Tregua armata sui dazi: nuove contromisure Ue per 72 miliardi
La fondina resta chiusa, ma i colpi sono contati. Ancora scottata da un’intesa che – per stessa ammissione pubblica del capo negoziatore Maros Sefcovic – “sembrava vicina”, l’Europa ha scelto una tregua semi-armata. Il bazooka anti-coercizione, evocato da mesi come ultima ratio, resta un avvertimento e a prendere forma è invece la seconda lista di controdazi. Seppur alleggerita con cura diplomatica per colpire i pezzi da novanta del made in Usa fino a 72 miliardi di euro. Una pressione “calibrata” per non far saltare il tavolo e, al contempo, non farsi cogliere impreparati dal no deal.

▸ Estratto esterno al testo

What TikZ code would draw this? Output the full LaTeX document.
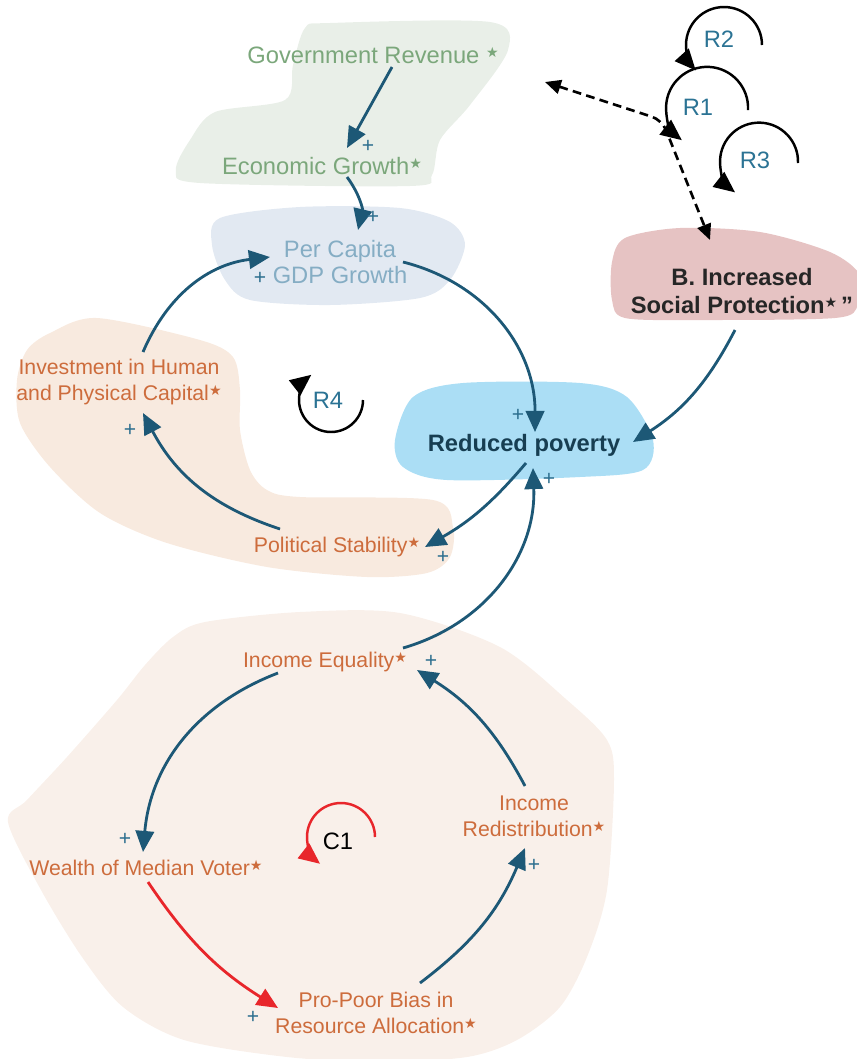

Dall’altra parte dell’Atlantico, però, Trump marcia senza ripensamenti, rilanciando la narrazione del grande saccheggio. “Gli Stati Uniti sono stati derubati da amici e nemici, nel commercio (e nell’esercito!), per decenni”, ha tuonato di nuovo rilanciando la promessa di “fare ciò che è giusto per l’America”. Un affondo smussato più tardi da un accenno alla possibilità di “dialogo”.
“La sensazione era quella di essere prossimi a un accordo vantaggioso per entrambi”, ha riconosciuto Sefcovic accogliendo a Bruxelles i ministri competenti dei Ventisette, allineati nello stesso sentimento di “rammarico e delusione” per la lettera del tycoon. L’aliquota al 30% è vista come “proibitiva” per il commercio transatlantico. Ma, se sul nuovo stop alla prima ritorsione da 21 miliardi regna ancora il consenso tra i governi, l’insofferenza di alcuni verso la linea morbida di Ursula von der Leyen è iniziata a filtrare. A guidare la fronda degli intransigenti è Parigi che, per bocca del ministro Laurent Saint-Martin, ha chiesto insieme a Vienna di mettere le Big Tech nel mirino. “Non devono esserci tabù nella risposta europea”, ha scandito il francese, ricordando che il “rapporto di forza” lo ha innescato lo stesso Trump. E l’obiettivo di The Donald “non sembra essere l’armonia”, ha rincarato l’austriaco Wolfgang Hattmannsdorfer.
A controbilanciare la pressione sono invece Roma – rappresentata al tavolo dalla sottosegretaria Maria Tripodi, mentre il ministro Antonio Tajani è volato a Washington per incontrare Marco Rubio – e Berlino che, leggendo nella missiva dell’inquilino della Casa Bianca una mossa negoziale, continuano a predicare prudenza. “Non è un incontro di boxe”, ha avvertito da Bruxelles anche il ministro Francesco Lollobrigida, sottolineando il rischio di un’escalation che finirebbe per colpire le stesse aziende europee due volte. Alla scadenza del primo agosto mancano poco più di due settimane e l’Europa, ha assicurato Sefcovic, “non se ne andrà senza aver fatto uno sforzo concreto”.
Già visibile nel nuovo scambio che lo stesso commissario Ue al Commercio ha avuto con gli omologhi statunitensi Howard Lutnick e Jamieson Greer, anche se nelle istituzioni Ue si teme che nemmeno loro possano realmente orientare l’umore negoziale di Trump. Nel cuore del dossier resta una domanda sospesa: quale sia il male minore per l’Europa, considerando che l’obiettivo minimo del 10% con sconti sui settori strategici sembra difficile da raggiungere. Le concessioni europee sono già sul tavolo: dal gnl americano al sostegno all’industria della difesa a stelle e strisce. L’Italia, nella proposta di Lollobrigida, suggerisce anche di incrementare le importazioni da oltreoceano di fonti proteiche come la soia.